During the televised Stairway song, Robert Plant seemed moved to tears while Jimmy Page and John Paul Jones were grooving along nicely to it. I guess the televised version was more interesting and exciting compared to the original song that I must’ve heard at least once a week while growing up.

Stairway to Heaven did become a cliche, so much so that it became a pop culture joke, music instrument stores supposedly hanging signs implicitly stating ‘NO STAIRWAY’. I never saw such things but then again, how often did I hang out in musical instrument stores, besides Guitar Bar in Hoboken?

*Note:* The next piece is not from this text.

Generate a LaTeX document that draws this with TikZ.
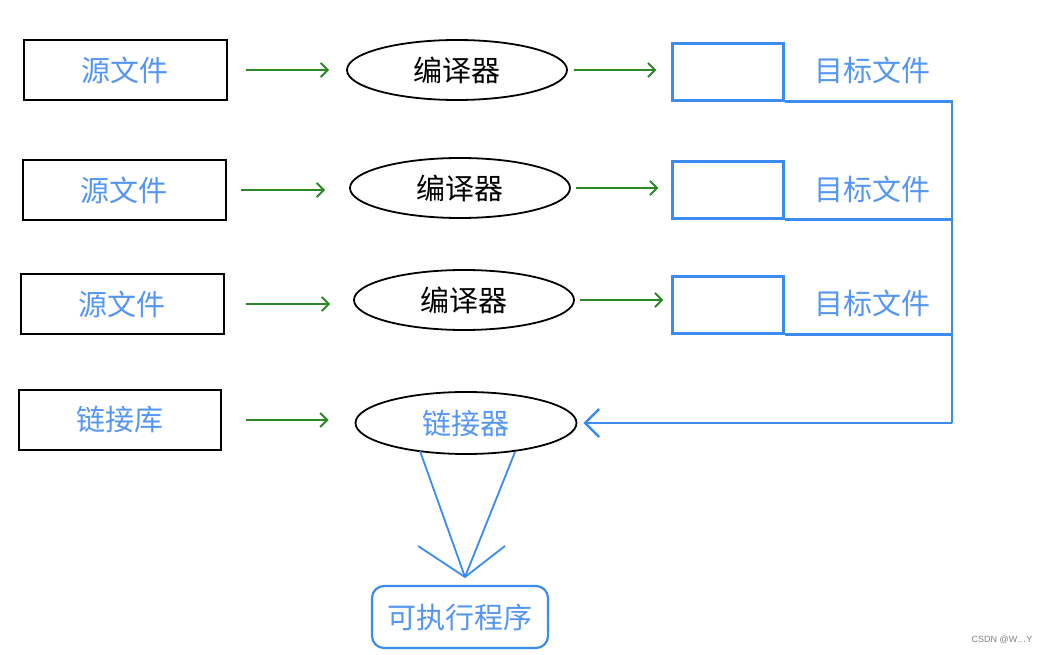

Back in the day, when in Manhattan, if my brother and I found ourselves on West 48th Street, what used to be Music Row, we would go into Manny’s and gawk at the photos of famous musicians that visited the store. Then years later I was a few doors down, working at Right Track Recording, for I think what may have been 4 years.

I don’t really remember the dateline but I did have a crush on Barry Bongiovi who was the studio manager and may very well still be a very handsome cigar-smoking man. Now all of those studios and musical instrument stores have been razed. As far as I know, there are very few, if any top tier recording studios in Manhattan these days.

Bill is currently in LIberty State Park, having driven a group to a wedding reception. I know exactly where Bill is as I have ridden though that parking lot numerous times. I have even taken photos of various buses and sent them to Bill, partly as a way for him to investigate bus companies and for the bus porn that he so enjoys.

I picked up yet another book from the Bibliotheque. This latest book is as thick as the Michael Palin 1969-1979 diaries, it’s called 1966 and it’s by Jon Savage, a British music writer that I enjoy very much. Michael Palin’s book is 650 pages and Jon Savage’s book is 653 pages.

And I’ve started Michael Palin’s book and I figure that where I used to announce the things in this here blog 9 years ago, nowadays I don’t do that. I write and if people know about it fine. If they comment on it, even better. If they don’t that’s fine too. I reckon it is a diary. Read if you will.